= What the exercise asks =
The line containing "demand vs energy" marks the end: extract everything from the first line of the data through that line, exactly, with no pictures.

═══ Provided data ═══

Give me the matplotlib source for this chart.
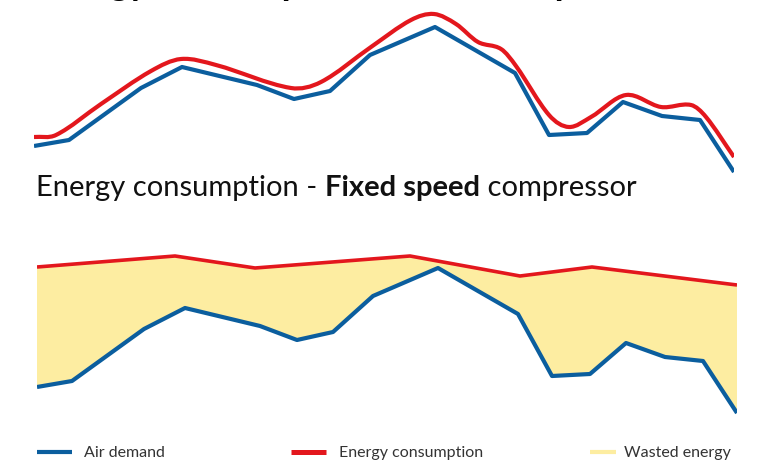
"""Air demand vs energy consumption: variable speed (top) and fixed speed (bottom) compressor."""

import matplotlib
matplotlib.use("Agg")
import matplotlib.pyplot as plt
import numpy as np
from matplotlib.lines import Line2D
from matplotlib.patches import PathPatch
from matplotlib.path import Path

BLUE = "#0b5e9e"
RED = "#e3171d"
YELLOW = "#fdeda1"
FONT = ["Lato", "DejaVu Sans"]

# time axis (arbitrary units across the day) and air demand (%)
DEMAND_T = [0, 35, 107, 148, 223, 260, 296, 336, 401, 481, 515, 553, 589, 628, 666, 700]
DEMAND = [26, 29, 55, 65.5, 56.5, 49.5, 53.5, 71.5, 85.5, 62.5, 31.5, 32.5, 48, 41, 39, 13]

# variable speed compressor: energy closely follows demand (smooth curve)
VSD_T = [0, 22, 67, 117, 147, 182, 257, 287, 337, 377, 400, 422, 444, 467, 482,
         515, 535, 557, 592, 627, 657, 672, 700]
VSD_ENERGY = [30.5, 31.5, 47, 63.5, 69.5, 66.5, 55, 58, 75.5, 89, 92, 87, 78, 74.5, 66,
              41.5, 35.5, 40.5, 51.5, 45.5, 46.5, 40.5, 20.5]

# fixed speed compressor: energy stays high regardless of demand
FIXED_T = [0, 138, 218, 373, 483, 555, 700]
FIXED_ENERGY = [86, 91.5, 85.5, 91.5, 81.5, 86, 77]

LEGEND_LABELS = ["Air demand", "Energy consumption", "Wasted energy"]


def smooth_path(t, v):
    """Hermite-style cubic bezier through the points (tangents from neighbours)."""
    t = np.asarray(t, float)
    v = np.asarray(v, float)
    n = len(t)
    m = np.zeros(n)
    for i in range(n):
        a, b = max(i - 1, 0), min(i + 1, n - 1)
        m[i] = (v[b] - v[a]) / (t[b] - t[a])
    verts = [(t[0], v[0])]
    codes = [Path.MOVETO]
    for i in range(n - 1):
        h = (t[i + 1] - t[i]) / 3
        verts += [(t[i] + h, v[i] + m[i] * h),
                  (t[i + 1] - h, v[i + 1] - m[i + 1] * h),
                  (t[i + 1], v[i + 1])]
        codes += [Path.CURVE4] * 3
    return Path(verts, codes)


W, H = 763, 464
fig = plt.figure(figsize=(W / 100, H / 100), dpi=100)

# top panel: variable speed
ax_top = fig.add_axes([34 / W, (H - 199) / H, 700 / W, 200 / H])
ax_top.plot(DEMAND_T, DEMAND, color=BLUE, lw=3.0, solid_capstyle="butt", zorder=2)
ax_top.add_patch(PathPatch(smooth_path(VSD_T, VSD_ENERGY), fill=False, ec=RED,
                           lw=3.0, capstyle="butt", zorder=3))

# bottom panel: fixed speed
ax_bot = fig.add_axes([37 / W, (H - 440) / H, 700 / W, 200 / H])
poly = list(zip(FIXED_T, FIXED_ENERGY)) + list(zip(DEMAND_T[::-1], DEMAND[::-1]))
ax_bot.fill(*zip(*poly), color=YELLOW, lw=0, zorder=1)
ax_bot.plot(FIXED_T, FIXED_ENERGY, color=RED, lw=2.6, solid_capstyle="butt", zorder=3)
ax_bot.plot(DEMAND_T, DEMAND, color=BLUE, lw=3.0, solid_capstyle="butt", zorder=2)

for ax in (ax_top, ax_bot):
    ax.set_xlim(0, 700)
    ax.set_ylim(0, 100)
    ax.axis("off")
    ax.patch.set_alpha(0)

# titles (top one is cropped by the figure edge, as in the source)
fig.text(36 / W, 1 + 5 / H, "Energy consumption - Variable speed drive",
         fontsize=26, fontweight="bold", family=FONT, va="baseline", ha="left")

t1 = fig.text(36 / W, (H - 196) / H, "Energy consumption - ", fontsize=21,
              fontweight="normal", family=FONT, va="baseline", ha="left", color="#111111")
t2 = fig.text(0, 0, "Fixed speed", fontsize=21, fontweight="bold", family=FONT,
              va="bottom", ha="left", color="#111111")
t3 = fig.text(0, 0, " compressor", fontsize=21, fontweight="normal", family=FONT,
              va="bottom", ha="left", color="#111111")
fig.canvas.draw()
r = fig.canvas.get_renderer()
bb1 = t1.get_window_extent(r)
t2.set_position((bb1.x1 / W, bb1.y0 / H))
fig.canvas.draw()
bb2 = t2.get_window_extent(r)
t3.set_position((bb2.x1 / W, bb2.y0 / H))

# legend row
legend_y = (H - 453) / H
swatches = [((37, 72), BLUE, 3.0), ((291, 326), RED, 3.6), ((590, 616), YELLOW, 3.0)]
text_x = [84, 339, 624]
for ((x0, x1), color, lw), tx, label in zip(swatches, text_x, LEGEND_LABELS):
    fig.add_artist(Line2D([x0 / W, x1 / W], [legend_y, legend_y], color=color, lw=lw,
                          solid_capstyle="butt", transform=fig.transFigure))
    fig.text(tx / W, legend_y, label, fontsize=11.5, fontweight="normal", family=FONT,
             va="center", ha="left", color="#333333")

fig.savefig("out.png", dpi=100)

═══

= Task answer =
Give me the matplotlib source for this chart.
"""Air demand vs energy consumption: variable speed (top) and fixed speed (bottom) compressor."""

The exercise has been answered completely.